Bütün bunlardan anlaşıldığı kadarıyla isimlerin ve soyisimlerin kaderleri var ama çoğu zaman isimlerin anlamları sahiplerinin kader ve karakterleriyle örtüşmüyor. İsmi Kerim olup cebinde akreple gezen, ismi Sevgi olup etrafa nefret saçan, ismi Arif olup irfandan nasiplenmemiş, ismi Şükrü olup şükretmeyen, ismi Adil olup adaletli davranmayan, ismi Gül olup dikenlerini batırmaktan başka meziyeti olmayan, ismi Melek olup şeytana pabucunu ters giydiren, ismi Ceylan olup kaplandan beter pençesi bulunanlar yok mu aramızda? Soyisimler peki? Soyisimlerde karşılaşılan tezat isimlerden beter. Çalışkan soyisimli olup tembellikleriyle meşhur olanlar, Kaçmaz soyismine sahip olup iş görünce sıvışanlar, Kuzu soyisimli kurttan yırtıcılar ve daha niceleri.

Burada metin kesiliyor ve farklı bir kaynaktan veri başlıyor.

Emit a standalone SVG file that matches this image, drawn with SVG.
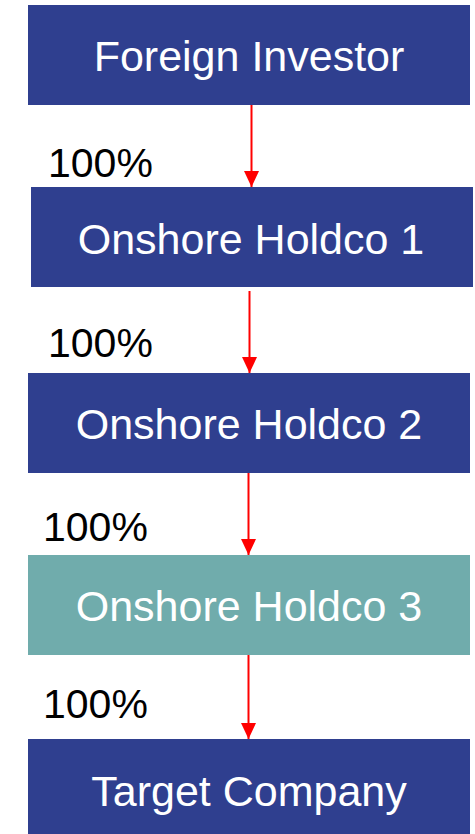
<svg xmlns="http://www.w3.org/2000/svg" width="475" height="834" viewBox="0 0 475 834">
  <style>
    .box { fill: #2F3F8F; }
    .box.alt { fill: #70ACAC; }
    .name { font-family: "Liberation Sans", Arial, sans-serif; font-size: 43px; fill: #FFFFFF; text-anchor: middle; }
    .pct { font-family: "Liberation Sans", Arial, sans-serif; font-size: 41px; fill: #000000; }
    .link { stroke: #FF0000; stroke-width: 2; fill: none; marker-end: url(#arrow); }
  </style>
  <defs>
    <marker id="arrow" markerUnits="userSpaceOnUse" markerWidth="16" markerHeight="15" refX="16" refY="7.5" orient="auto">
      <path d="M0,0 L16,7.5 L0,15 Z" fill="#FF0000"/>
    </marker>
  </defs>
  <rect width="475" height="834" fill="#FFFFFF"/>

  <g id="connectors">
    <line class="link" x1="251.5" y1="105" x2="251.5" y2="187"/>
    <line class="link" x1="249.5" y1="291" x2="249.5" y2="373"/>
    <line class="link" x1="248.5" y1="473" x2="248.5" y2="555"/>
    <line class="link" x1="248.5" y1="655" x2="248.5" y2="739"/>
    <text class="pct" x="48" y="177">100%</text>
    <text class="pct" x="48" y="357">100%</text>
    <text class="pct" x="43" y="541">100%</text>
    <text class="pct" x="43" y="718">100%</text>
  </g>

  <g id="foreign-investor">
    <rect class="box" x="28" y="5" width="442" height="100"/>
    <text class="name" x="249" y="71">Foreign Investor</text>
  </g>
  <g id="onshore-holdco-1">
    <rect class="box" x="31" y="187" width="442" height="100"/>
    <text class="name" x="251" y="254">Onshore Holdco 1</text>
  </g>
  <g id="onshore-holdco-2">
    <rect class="box" x="28" y="373" width="442" height="100"/>
    <text class="name" x="249" y="439">Onshore Holdco 2</text>
  </g>
  <g id="onshore-holdco-3">
    <rect class="box alt" x="28" y="555" width="442" height="100"/>
    <text class="name" x="249" y="621">Onshore Holdco 3</text>
  </g>
  <g id="target-company">
    <rect class="box" x="28" y="739" width="442" height="95"/>
    <text class="name" x="249" y="806">Target Company</text>
  </g>
</svg>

Demek oluyor ki isimle veya soyisimle müsemmâ olmak her zaman ve herkes için geçerli olmuyor. Eskiden ismiyle buluşan bebekler için kullanılan “İsmiyle müsemmâ olsun” temennisini yeniden mi kullanmaya başlasak acaba! Belki işe yarar, ne dersiniz?

Yazının başında iki mısrasına yer verdiğimiz şiirde şâir belki de bundan bahsetmişti. Yakıp, yıkıp, kırıp döktükten sonra çekip gidenlerin “Bütün kırılmış şeylerin nihâyetinde” geride bıraktıkları isimlerinden başka bir şey olmuyor. Allah kimseye isminden başka bir şey bırakmayan, ismi anılınca kötü hatıralarla anılan biri olmayı nasip etmesin.

***

1947 yılında 44 yaşında hayata gözlerini yuman döneminin ünlü karikatüristlerinden Cemal Nâdir GÜLER’e sormuşlar, “Üstâdım, soyadınız Güler ama yüzünüz hiç gülmüyor, neden? Her zamanki ciddi tavrıyla cevaplandırmış, “Evet soyadım Güler ama adım Nâdir, ben Nâdir Güler’im.”

***

Bir Kelime

Müsemmâ: İsimlendirilmiş, belli bir isimle anılmış şey veya kimse. Hâl ve davranışları ismiyle uyumlu olan kişi.

***

Efendim, hepimizin kubbede bırakılmış hoş sadâları olsun, isimlerimiz güzel hâtıralarla anılsın inşallah. Bayramınız mübârek olsun. Bir sonraki yazıda buluşana kadar hoşça bakın zâtınıza. Yolcu yolunda gerek, kalın sağlıcakla.